### Supplied records:
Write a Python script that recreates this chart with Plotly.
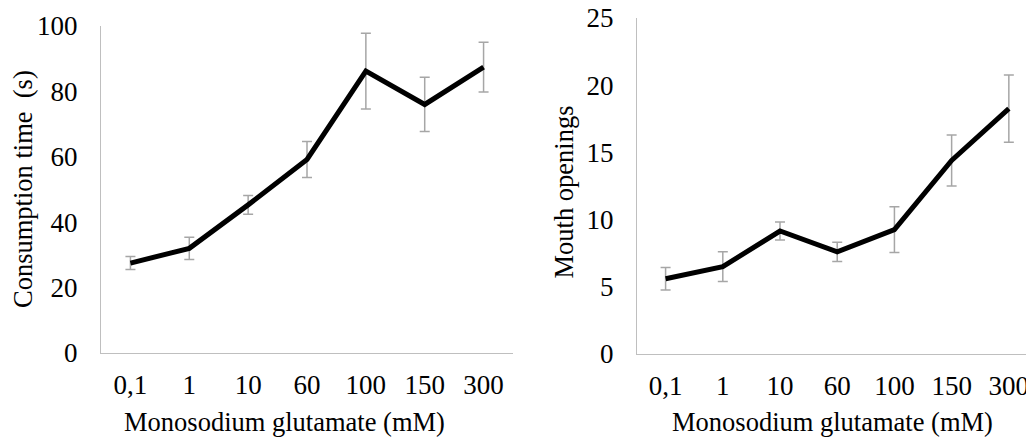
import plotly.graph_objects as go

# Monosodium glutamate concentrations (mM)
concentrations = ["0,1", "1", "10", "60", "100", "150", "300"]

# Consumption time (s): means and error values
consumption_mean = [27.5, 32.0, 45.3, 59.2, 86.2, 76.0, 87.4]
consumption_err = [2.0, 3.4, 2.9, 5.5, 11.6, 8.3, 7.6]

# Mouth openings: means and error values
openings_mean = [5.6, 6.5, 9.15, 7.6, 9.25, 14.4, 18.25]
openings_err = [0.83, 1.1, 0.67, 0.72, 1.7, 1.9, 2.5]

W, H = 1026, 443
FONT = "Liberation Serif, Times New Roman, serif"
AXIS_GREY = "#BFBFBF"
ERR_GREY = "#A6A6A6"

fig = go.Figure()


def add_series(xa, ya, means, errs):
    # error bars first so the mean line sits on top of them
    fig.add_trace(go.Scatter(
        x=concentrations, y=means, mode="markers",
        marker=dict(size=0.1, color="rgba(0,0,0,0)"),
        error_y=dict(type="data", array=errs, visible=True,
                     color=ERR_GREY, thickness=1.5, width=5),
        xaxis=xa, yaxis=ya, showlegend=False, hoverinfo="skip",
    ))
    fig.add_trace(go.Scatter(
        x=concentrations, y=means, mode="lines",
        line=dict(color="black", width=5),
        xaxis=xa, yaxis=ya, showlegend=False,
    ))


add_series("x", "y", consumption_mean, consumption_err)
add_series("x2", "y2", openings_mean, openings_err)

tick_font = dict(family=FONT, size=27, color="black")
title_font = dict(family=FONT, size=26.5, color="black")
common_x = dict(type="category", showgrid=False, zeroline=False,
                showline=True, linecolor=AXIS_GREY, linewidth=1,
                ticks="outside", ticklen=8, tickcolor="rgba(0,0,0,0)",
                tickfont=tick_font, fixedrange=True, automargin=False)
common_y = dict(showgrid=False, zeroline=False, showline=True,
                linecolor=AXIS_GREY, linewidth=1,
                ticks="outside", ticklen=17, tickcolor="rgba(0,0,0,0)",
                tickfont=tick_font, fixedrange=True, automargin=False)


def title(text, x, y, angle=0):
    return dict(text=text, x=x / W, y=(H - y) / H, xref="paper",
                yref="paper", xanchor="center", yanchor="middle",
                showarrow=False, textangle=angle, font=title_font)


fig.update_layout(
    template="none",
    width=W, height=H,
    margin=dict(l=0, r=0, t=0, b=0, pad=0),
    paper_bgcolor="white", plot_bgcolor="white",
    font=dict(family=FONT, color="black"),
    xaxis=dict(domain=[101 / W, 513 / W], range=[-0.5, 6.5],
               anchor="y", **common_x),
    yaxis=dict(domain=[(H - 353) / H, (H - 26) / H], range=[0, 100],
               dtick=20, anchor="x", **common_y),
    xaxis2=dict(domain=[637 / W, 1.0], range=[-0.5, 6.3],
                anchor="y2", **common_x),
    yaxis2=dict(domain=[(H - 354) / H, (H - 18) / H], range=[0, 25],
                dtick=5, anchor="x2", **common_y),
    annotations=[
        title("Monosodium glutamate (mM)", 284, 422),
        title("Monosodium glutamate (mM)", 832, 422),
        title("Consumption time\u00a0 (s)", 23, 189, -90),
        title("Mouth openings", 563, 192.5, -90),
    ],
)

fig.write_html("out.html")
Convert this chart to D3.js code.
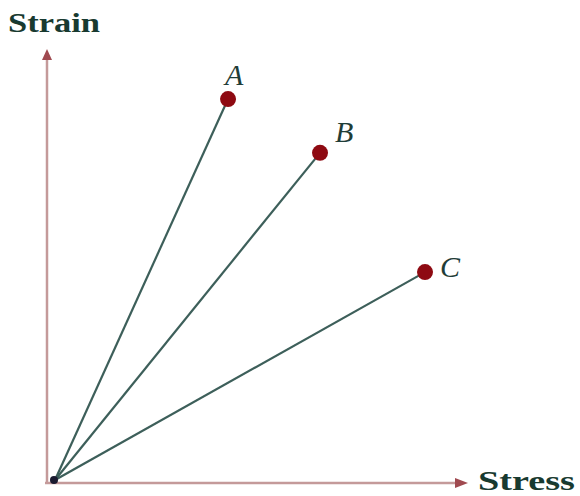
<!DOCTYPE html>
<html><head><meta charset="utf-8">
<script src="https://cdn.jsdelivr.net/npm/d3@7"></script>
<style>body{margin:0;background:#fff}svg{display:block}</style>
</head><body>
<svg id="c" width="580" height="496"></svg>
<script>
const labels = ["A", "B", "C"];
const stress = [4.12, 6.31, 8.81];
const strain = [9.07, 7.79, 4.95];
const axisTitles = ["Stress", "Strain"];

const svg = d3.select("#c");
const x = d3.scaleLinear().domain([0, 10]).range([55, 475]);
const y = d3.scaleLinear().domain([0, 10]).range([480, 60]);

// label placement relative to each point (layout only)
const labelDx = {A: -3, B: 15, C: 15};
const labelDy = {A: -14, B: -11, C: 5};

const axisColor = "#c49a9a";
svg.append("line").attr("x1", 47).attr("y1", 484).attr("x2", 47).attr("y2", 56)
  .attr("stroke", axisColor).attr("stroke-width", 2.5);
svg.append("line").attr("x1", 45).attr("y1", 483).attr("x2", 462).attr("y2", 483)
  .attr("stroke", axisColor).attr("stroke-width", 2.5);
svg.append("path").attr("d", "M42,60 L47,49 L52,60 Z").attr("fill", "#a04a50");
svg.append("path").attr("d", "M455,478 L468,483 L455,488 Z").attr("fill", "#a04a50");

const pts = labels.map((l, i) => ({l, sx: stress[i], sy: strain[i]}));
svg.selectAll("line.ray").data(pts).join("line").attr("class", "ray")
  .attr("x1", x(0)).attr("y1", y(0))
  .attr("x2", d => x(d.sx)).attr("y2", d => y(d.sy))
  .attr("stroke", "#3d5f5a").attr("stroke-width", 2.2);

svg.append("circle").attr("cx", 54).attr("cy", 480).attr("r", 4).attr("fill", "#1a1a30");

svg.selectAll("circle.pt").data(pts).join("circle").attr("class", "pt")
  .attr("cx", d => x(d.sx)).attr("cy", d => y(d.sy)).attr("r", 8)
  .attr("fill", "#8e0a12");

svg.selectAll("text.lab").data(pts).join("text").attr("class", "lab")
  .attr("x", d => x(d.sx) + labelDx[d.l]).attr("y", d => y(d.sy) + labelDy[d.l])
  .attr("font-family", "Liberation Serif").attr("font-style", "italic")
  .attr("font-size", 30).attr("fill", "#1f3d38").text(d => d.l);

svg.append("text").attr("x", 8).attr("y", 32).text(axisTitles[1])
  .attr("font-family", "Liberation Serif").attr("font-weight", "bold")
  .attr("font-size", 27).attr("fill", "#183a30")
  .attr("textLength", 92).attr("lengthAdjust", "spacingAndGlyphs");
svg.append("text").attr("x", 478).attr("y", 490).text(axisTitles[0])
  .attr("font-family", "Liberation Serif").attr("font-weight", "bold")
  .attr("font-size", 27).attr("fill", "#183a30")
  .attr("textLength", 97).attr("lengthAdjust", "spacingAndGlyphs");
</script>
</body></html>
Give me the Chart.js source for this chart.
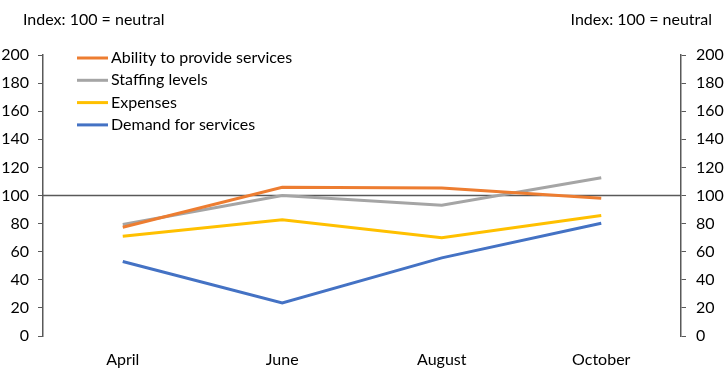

### Required work:
Copy each line of the records containing the string "chart".

### Output for this exercise:
Write a Python script that recreates this chart with Plotly.
Convert this chart to D3.js code.
Give me the Chart.js source for this chart.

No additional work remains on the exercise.